How to create a template that takes two different signatures for a callback

I have an executor that takes a function to run. It supports two signatures depending on whether the callback wants the session object.

template<typename T, typename S>
T run(const std::function<T(Client&)>& f, S s);

template<typename T, typename S>
T run(const std::function<T(Client&, const S&)>& f, S s);

I want to have a function wrap these two (say for retries) but I don’t want to write it twice since they are the same:

template <typename T, typename S>
T runWithRetry(const std::function<T(Client&)>& f, S s) {
  for (;;) {
    try {
      return run(f, s);
    } catch (Retry &e) {}
  }
}

template <typename T, typename S>
T runWithRetry(const std::function<T(Client&, const S&)>& f, S s) {
  for (;;) {
    try {
      return run(f, s);
    } catch (Retry &e) {}
  }
}

This is the actual problem I want to solve.

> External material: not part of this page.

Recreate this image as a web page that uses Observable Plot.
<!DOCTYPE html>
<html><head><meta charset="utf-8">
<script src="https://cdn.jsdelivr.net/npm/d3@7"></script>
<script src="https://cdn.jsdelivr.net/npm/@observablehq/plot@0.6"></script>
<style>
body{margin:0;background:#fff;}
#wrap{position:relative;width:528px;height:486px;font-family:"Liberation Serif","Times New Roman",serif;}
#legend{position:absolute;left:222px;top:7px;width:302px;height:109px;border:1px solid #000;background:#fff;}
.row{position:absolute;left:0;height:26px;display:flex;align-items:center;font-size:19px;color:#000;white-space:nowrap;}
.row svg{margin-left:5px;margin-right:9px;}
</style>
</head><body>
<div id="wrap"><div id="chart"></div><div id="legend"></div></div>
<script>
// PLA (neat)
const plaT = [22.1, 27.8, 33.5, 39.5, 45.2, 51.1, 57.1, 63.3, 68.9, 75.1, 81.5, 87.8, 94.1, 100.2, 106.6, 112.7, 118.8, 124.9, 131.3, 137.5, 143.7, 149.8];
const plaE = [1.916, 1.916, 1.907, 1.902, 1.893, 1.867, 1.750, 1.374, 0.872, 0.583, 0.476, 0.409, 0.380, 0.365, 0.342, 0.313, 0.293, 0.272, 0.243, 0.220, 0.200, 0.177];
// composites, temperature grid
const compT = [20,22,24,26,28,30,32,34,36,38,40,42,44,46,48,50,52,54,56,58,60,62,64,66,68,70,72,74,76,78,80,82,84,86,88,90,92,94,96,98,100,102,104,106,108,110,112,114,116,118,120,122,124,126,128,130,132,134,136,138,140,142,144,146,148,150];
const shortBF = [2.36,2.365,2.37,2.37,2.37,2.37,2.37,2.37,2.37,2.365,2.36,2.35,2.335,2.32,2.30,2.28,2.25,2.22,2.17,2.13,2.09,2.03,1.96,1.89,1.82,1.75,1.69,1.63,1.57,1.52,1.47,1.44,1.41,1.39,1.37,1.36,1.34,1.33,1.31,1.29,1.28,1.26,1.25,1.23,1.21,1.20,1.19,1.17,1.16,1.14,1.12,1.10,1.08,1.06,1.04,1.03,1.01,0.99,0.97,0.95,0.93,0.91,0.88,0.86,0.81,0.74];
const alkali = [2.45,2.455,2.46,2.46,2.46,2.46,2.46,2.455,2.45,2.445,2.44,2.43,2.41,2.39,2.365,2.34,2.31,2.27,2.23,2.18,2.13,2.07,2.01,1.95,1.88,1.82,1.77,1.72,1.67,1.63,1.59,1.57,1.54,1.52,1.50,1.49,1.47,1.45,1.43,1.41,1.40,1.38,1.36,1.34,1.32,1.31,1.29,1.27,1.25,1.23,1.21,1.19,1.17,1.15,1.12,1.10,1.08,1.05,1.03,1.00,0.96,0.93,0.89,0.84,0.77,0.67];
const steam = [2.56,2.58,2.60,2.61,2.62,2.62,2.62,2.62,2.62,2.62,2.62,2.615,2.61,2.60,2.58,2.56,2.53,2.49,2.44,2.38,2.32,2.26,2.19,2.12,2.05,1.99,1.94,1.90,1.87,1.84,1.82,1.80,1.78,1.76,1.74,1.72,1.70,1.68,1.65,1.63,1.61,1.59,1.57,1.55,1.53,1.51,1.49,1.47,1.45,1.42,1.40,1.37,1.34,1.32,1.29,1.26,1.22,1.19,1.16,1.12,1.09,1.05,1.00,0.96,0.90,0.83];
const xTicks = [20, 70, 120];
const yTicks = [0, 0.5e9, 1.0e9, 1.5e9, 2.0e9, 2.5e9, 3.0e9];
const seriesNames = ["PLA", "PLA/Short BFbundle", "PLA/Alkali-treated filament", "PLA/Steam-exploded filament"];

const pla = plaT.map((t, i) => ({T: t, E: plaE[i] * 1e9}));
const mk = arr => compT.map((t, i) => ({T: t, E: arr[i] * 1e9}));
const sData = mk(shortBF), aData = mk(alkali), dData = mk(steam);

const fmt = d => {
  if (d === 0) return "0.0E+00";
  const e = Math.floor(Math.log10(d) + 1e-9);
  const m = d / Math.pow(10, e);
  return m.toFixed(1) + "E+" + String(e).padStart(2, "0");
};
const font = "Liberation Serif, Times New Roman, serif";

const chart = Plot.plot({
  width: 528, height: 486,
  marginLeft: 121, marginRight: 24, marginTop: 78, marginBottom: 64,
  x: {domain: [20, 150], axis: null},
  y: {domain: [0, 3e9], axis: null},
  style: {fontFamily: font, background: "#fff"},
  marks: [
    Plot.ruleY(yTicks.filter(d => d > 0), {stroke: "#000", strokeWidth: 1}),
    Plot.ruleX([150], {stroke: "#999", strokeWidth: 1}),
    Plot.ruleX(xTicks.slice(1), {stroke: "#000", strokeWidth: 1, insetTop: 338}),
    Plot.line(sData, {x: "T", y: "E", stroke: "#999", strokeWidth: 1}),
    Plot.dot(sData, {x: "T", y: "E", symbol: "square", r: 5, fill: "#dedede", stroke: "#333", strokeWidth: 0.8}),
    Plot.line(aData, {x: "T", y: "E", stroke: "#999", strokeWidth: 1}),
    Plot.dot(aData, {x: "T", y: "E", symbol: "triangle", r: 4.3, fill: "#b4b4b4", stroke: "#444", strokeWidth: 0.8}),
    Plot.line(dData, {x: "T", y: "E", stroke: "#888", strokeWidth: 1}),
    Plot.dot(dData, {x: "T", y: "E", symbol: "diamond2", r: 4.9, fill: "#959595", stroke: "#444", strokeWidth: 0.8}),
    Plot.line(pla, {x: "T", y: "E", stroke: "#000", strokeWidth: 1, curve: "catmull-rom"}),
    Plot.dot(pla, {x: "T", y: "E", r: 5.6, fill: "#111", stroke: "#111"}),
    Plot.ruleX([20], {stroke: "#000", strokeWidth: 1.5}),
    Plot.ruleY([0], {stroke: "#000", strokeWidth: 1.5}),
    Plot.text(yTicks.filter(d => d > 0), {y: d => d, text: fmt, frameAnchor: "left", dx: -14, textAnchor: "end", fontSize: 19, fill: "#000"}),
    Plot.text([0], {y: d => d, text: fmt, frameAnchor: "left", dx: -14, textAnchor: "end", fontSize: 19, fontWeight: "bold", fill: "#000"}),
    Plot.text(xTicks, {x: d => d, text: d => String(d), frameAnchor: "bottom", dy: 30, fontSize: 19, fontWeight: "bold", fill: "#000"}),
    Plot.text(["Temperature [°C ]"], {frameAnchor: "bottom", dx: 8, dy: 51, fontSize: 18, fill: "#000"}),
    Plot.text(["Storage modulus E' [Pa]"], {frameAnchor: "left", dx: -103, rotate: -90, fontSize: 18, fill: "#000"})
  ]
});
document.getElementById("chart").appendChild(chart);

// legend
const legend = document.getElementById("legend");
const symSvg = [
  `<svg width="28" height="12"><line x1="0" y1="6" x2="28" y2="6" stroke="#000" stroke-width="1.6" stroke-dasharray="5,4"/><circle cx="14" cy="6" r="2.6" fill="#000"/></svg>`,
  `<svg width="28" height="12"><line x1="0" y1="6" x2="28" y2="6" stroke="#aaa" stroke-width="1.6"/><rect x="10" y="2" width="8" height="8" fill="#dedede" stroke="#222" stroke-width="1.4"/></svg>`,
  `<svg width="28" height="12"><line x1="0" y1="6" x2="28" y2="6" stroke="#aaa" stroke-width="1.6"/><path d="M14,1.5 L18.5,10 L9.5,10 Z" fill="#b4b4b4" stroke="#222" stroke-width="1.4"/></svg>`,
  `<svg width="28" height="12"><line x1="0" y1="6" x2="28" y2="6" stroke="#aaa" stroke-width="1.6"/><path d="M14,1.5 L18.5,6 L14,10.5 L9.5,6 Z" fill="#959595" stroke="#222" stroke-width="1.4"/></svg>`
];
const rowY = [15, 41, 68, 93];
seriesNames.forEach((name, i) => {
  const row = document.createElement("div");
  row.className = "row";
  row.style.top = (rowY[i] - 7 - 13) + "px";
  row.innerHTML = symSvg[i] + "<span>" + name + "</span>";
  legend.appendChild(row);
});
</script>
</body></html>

I tried making the callback a template but then I needed a way to get the return type:

template <typename F, typename S>
return_type<F>::type runWithRetry(const F& f, S s);

So how to implement return_type? I wanted something like:

template <typename F, typename S> struct return_type {
  using type = decltype(std::declval<F>(declval<Client>)) || decltype(std::declval<F>(declval<Client>, declval<S>)
}

But I couldn’t figure out how to express that.

I can use C++20.

If you can use C++20, then you don't need to worry about the return type, it can be deduced for you using auto. That gives you

template <typename F, typename S>
auto runWithRetry(const F& f, S s) {
  for (;;) {
	try {
	  return run(f, s);
	} catch (Retry &e) {}
  }
}

And now the return type will be the deduced return type of run(f, s). If run can return a reference, and you want to keep that, then you need to use decltype(auto) as the return type instead of just auto.